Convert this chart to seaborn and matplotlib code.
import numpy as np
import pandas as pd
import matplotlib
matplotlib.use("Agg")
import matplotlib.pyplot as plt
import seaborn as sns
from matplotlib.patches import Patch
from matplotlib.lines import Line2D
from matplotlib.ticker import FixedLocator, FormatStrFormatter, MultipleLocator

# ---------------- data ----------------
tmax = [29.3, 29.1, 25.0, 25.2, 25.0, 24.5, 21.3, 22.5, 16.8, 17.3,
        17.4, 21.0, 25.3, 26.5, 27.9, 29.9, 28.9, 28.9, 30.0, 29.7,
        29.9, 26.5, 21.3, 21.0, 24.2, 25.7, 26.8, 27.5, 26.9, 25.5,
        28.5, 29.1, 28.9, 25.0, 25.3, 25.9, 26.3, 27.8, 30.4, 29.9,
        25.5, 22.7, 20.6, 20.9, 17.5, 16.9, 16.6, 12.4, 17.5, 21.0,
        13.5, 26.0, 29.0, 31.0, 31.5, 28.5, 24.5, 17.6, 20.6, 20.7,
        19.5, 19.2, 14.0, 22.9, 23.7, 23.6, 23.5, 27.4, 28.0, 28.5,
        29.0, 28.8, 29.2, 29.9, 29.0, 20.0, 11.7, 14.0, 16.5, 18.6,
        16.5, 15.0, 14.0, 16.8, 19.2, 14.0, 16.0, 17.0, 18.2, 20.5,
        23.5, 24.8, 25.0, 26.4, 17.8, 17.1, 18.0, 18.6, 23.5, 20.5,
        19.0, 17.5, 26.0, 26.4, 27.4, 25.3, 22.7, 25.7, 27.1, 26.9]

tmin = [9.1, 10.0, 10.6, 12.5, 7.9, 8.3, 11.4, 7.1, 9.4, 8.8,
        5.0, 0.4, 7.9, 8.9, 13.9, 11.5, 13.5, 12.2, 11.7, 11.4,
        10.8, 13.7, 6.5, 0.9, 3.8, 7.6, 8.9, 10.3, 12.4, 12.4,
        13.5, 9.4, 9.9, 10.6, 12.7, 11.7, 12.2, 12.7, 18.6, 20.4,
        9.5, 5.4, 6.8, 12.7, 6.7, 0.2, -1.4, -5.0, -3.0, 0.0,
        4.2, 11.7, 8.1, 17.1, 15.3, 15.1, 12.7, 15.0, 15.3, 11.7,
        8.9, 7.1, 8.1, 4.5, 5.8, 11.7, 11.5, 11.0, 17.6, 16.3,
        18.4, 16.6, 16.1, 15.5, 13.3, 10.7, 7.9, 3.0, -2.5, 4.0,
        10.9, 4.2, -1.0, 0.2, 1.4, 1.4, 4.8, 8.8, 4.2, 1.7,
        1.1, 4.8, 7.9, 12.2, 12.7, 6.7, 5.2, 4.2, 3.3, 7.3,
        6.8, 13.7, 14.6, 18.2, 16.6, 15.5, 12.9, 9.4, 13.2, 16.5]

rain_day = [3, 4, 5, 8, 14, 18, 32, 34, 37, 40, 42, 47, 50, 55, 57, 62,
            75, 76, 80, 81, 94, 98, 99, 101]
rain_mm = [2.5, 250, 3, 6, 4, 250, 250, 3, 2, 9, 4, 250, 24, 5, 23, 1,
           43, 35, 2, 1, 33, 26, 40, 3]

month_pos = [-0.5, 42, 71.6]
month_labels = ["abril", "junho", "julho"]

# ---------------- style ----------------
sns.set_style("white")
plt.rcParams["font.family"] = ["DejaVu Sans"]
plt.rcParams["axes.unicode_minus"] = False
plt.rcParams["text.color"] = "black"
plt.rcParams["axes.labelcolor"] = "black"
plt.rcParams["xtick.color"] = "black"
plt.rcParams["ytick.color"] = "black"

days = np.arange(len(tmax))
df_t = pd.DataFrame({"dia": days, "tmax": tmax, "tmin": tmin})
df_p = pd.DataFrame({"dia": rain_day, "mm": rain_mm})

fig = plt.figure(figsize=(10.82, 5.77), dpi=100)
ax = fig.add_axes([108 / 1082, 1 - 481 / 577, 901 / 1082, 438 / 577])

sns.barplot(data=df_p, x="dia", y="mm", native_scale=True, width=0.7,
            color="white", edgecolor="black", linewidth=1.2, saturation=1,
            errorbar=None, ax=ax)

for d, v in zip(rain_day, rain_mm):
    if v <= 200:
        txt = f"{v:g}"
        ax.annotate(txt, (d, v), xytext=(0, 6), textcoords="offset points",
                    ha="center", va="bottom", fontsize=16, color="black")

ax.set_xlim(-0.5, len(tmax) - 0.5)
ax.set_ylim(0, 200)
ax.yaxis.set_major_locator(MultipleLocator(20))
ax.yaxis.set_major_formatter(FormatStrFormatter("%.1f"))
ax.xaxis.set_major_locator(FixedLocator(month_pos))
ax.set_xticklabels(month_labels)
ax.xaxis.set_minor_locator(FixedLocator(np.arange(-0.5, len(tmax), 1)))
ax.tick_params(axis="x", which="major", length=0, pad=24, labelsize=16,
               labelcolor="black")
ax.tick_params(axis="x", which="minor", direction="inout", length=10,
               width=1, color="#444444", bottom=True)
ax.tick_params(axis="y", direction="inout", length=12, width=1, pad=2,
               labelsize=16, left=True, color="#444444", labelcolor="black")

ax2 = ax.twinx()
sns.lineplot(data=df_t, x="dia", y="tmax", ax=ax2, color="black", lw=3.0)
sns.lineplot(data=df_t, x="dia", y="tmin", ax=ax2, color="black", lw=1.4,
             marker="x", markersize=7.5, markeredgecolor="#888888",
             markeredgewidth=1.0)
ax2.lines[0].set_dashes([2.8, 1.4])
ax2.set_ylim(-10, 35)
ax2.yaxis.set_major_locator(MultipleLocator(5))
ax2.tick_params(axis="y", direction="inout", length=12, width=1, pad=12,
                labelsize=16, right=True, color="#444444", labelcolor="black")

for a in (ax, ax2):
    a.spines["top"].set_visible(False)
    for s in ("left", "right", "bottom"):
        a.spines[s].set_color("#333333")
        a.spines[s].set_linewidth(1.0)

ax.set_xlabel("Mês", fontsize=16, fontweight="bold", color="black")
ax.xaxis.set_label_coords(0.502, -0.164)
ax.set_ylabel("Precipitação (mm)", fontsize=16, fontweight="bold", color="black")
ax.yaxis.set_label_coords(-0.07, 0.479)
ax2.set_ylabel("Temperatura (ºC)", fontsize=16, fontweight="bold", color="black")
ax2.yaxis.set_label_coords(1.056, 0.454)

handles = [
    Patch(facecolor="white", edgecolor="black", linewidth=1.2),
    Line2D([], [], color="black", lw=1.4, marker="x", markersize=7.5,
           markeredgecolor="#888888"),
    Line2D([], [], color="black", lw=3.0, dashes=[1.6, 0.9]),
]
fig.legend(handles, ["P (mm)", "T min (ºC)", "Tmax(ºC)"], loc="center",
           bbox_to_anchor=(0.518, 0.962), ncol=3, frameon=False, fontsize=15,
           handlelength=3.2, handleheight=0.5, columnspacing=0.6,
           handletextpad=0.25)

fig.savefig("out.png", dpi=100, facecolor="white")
^^^^^^^^^^^^^^^^
REQUIRED WORK
Write out the listing's lines exactly, from its first line through the line that contains "from matplotlib.ticker import", and stop there.

RESPONSE TO THE EXERCISE
Convert this chart to seaborn and matplotlib code.
import numpy as np
import pandas as pd
import matplotlib
matplotlib.use("Agg")
import matplotlib.pyplot as plt
import seaborn as sns
from matplotlib.patches import Patch
from matplotlib.lines import Line2D
from matplotlib.ticker import FixedLocator, FormatStrFormatter, MultipleLocator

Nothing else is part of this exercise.